Mark Rushworth, founder and CEO of the all-optical network switch company, Finchetto,
Which brings us to the moot question on whether Altman and his tribe are actually tackling the problem or the symptom? Mark Rushworth, founder and CEO of the all-optical network switch company, Finchetto, thinks otherwise. “The real culprit at the heart of this crisis is the inefficiency of the hardware itself,” he says.
In an article published by SDX Central, Rushworth notes that data centres face a double whammy situation. There isn’t enough clean energy being generated fast enough to meet the growing demand. Where renewable power resources are available, there is a challenge to deliver it where required.
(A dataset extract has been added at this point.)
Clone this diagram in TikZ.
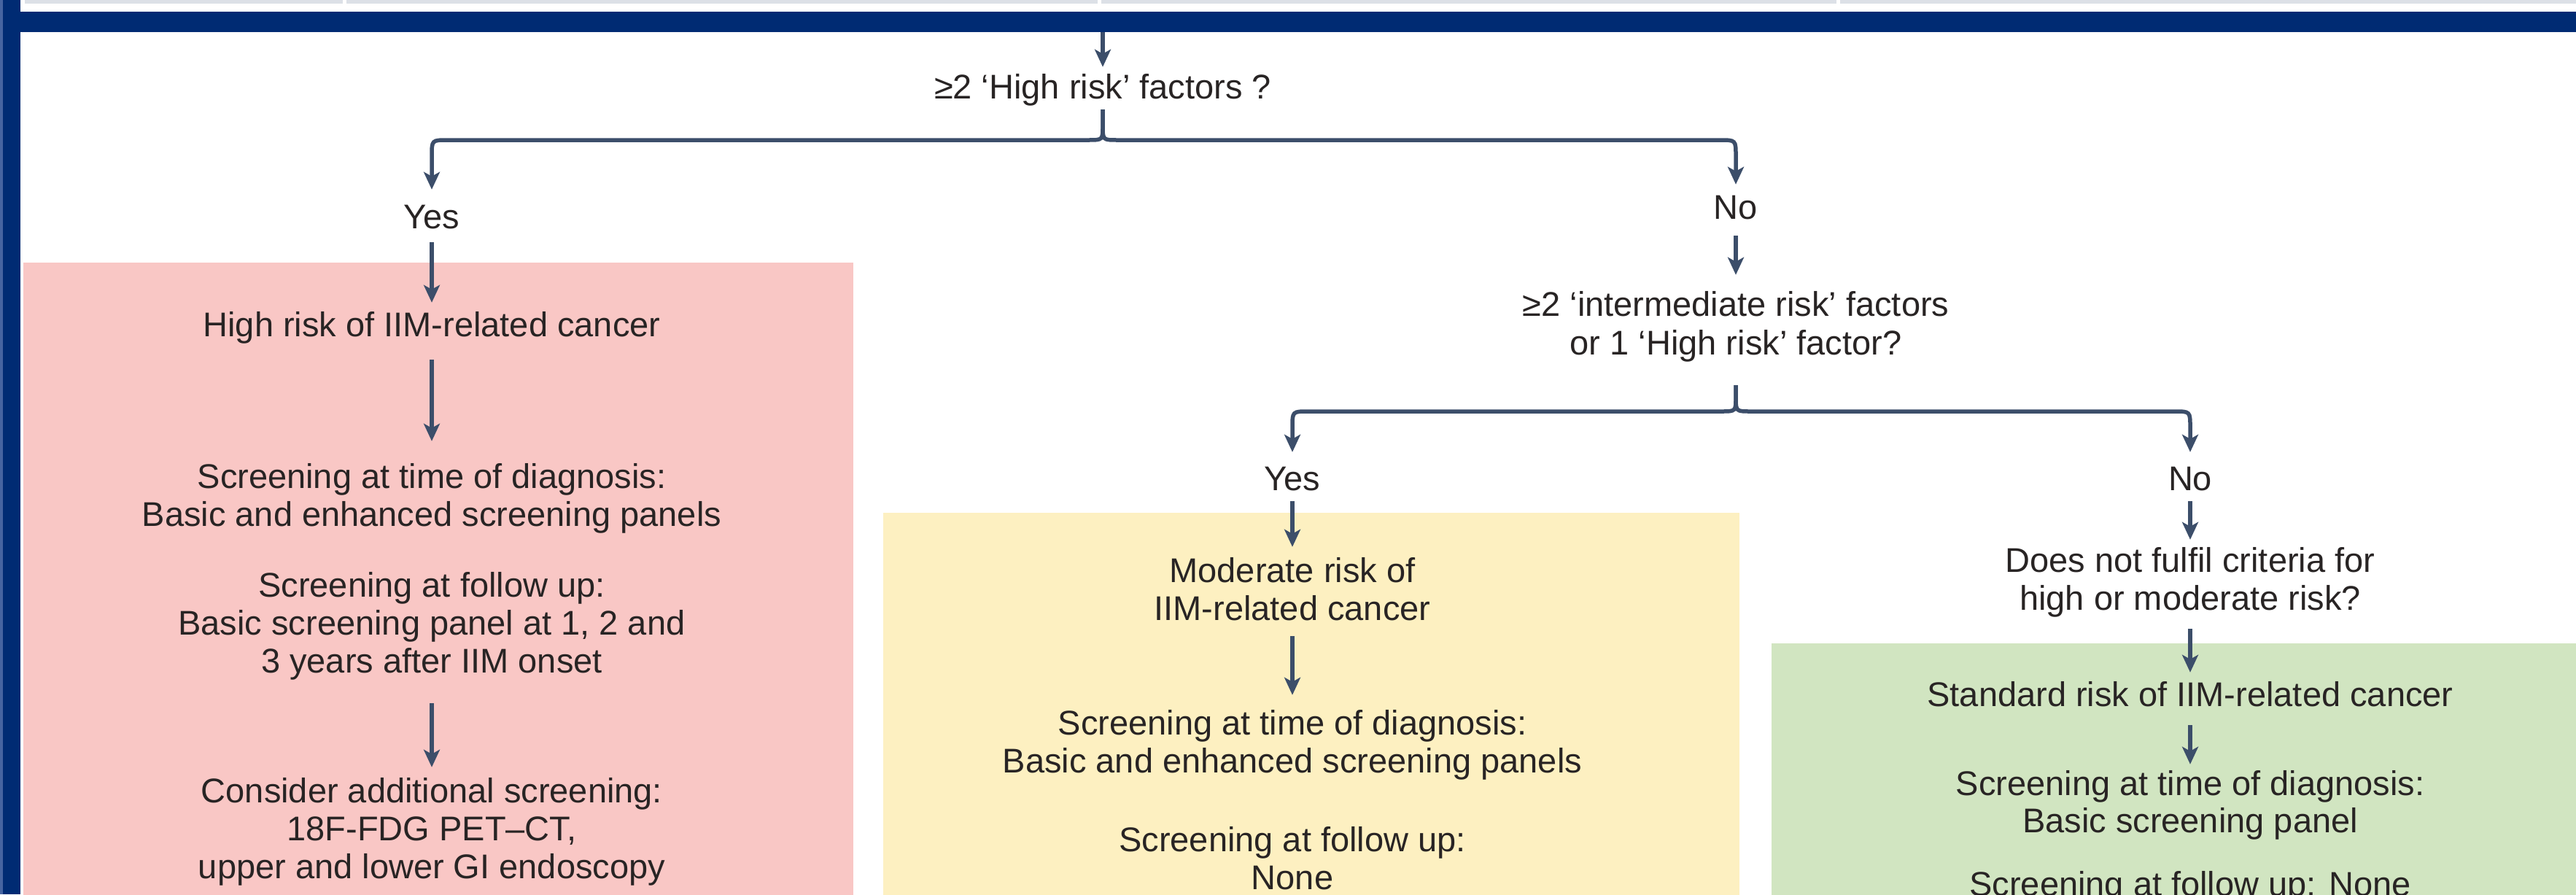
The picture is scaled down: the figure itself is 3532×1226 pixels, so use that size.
\documentclass[tikz,border=0pt]{standalone}
\usepackage{fontspec}
\setmainfont{Liberation Sans}
\usetikzlibrary{arrows.meta}
\definecolor{navy}{RGB}{0,43,115}
\definecolor{navylt}{RGB}{70,100,160}
\definecolor{linec}{RGB}{60,78,106}
\definecolor{redbox}{RGB}{249,199,197}
\definecolor{yelbox}{RGB}{253,240,193}
\definecolor{grnbox}{RGB}{209,229,193}
\definecolor{txt}{RGB}{40,36,36}
\definecolor{stripg}{RGB}{220,224,231}
\begin{document}
\begin{tikzpicture}[x=1pt,y=-1pt,
  lbl/.style={font=\fontsize{47}{53}\selectfont, text=txt, inner sep=0pt, anchor=base, text height=34pt, text depth=10pt},
  conn/.style={draw=linec, line width=5.5pt, -{Stealth[length=24pt,width=22pt,inset=6pt]}},
  panel/.style={inner sep=0pt, anchor=north west, draw=none}
]
\useasboundingbox (0,0) rectangle (3532,1226);
\clip (0,0) rectangle (3532,1226);
\fill[white] (0,0) rectangle (3532,1226);

% top strip remnants
\fill[stripg] (34,0) rectangle (470,5);
\fill[stripg] (475,0) rectangle (1505,5);
\fill[stripg] (1510,0) rectangle (2518,5);
\fill[stripg] (2523,0) rectangle (3532,5);

% frame
\node[panel, fill=navy, minimum width=3532pt, minimum height=28pt] (band) at (0,16) {};
\fill[navylt] (0,0) rectangle (4,1226);
\fill[navy] (4,0) rectangle (28,1226);

% coloured panels
\node[panel, fill=redbox, minimum width=1138pt, minimum height=880pt] (redpanel) at (32,360) {};
\node[panel, fill=yelbox, minimum width=1174pt, minimum height=540pt] (yelpanel) at (1211,703) {};
\node[panel, fill=grnbox, minimum width=1110pt, minimum height=360pt] (grnpanel) at (2429,882) {};

% texts
\node[lbl] (q1) at (1512,135) {≥2 ‘High risk’ factors ?};
\node[lbl] (yes1) at (592,313) {Yes};
\node[lbl] (no1) at (2380,300) {No};

\node[lbl] (high) at (592,461) {High risk of IIM-related cancer};
\node[lbl] (r1a) at (592,669) {Screening at time of diagnosis:};
\node[lbl] (r1b) at (592,721) {Basic and enhanced screening panels};
\node[lbl] (r2a) at (592,818) {Screening at follow up:};
\node[lbl] (r2b) at (592,870) {Basic screening panel at 1, 2 and};
\node[lbl] (r2c) at (592,922) {3 years after IIM onset};
\node[lbl] (r3a) at (592,1100) {Consider additional screening:};
\node[lbl] (r3b) at (592,1152) {18F-FDG PET–CT,};
\node[lbl] (r3c) at (592,1204) {upper and lower GI endoscopy};

\node[lbl] (q2a) at (2380,433) {≥2 ‘intermediate risk’ factors};
\node[lbl] (q2b) at (2380,486) {or 1 ‘High risk’ factor?};
\node[lbl] (yes2) at (1772,672) {Yes};
\node[lbl] (no2) at (3003,672) {No};

\node[lbl] (mod1) at (1772,798) {Moderate risk of};
\node[lbl] (mod2) at (1772,850) {IIM-related cancer};
\node[lbl] (y1a) at (1772,1007) {Screening at time of diagnosis:};
\node[lbl] (y1b) at (1772,1059) {Basic and enhanced screening panels};
\node[lbl] (y2a) at (1772,1167) {Screening at follow up:};
\node[lbl] (y2b) at (1772,1219) {None};

\node[lbl] (dn1) at (3003,784) {Does not fulfil criteria for};
\node[lbl] (dn2) at (3003,836) {high or moderate risk?};
\node[lbl] (std) at (3003,968) {Standard risk of IIM-related cancer};
\node[lbl] (g1a) at (3003,1090) {Screening at time of diagnosis:};
\node[lbl] (g1b) at (3003,1141) {Basic screening panel};
\node[lbl] (g2) at (3003,1228) {Screening at follow up: None};

% connectors
\draw[conn, shorten >=9pt] (q1.north |- band.south) -- (q1.north);

% first brace
\draw[conn, shorten <=5pt, shorten >=19pt] (q1.south) -- (1512,172) .. controls (1512,192) .. (1492,192)
  -- (614,192) .. controls (592,192) .. (592,214) -- (yes1.north);
\draw[conn, shorten <=5pt, shorten >=13pt] (q1.south) -- (1512,172) .. controls (1512,192) .. (1532,192)
  -- (2358,192) .. controls (2380,192) .. (2380,214) -- (no1.north);

% red column
\draw[conn, shorten <=9pt, shorten >=12pt] (yes1.south) -- (high.north);
\draw[conn, shorten <=22pt, shorten >=30pt] (high.south) -- (r1a.north);
\draw[conn, shorten <=32pt, shorten >=14pt] (r2c.south) -- (r3a.north);

% second question
\draw[conn, shorten <=13pt, shorten >=22pt] (no1.south) -- (q2a.north);
\draw[conn, shorten <=32pt, shorten >=18pt] (q2b.south) -- (2380,544) .. controls (2380,564) .. (2360,564)
  -- (1794,564) .. controls (1772,564) .. (1772,586) -- (yes2.north);
\draw[conn, shorten <=32pt, shorten >=18pt] (q2b.south) -- (2380,544) .. controls (2380,564) .. (2400,564)
  -- (2981,564) .. controls (3003,564) .. (3003,586) -- (no2.north);

% yellow column
\draw[conn, shorten <=5pt, shorten >=14pt] (yes2.south) -- (mod1.north);
\draw[conn, shorten <=12pt, shorten >=20pt] (mod2.south) -- (y1a.north);

% green column
\draw[conn, shorten <=5pt, shorten >=10pt] (no2.south) -- (dn1.north);
\draw[conn, shorten <=16pt, shorten >=12pt] (dn2.south) -- (std.north);
\draw[conn, shorten <=16pt, shorten >=8pt] (std.south) -- (g1a.north);
\end{tikzpicture}
\end{document}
To cope with this challenge, operators are seeking creative solutions such as immersion cooling, district heating systems and underwater data centres. But, the real issue is that the hardware powering AI and cloud workloads today are power-hungry. “Nvidia now projects racks consuming up to 250 kW each, with this set to rise to as much as 99kW each, but most existing data centres weren’t designed for this,” he writes.
“Instead of asking how we feed the beast, we should be questioning how we can shrink it. What we need is a new generation of energy-efficient computing and networking infrastructure. One promising solution is all-optical networking, which slashes energy use by tackling the fundamental inefficiency in data transmission,” says Rushworth.
Innovation is the name of the game and that too upstream. We had reported how Microsoft is seeking to harness smartwatch display technology to reduce high power consumption in AI infrastructure. Maybe, this is where the large cache of funds that AI enterprises are generating must be spent on.
So, instead of spending billions in companies like OpenAI to push the gravy train forward, Nvidia and others working on selling AI chips can also focus on research that helps reduce the power demand from existing AI hardware. Maybe, the two companies should join hands and discuss how to reduce power demand before deciding on their approach to set up the next data centre.

Torsten Slok, Partner and Chief Economist at Apollo Global Management
Already there are rumblings in the interior. We came across a commentary from Torsten Slok, Partner and Chief Economist at Apollo Global Management where he called out that equity investors were dramatically overexposed to AI. He warned that people could get hurt badly when this merry-go-round stops. And the bigger irony is that Sam Altman too made the same comment three months ago about the AI bubble bursting.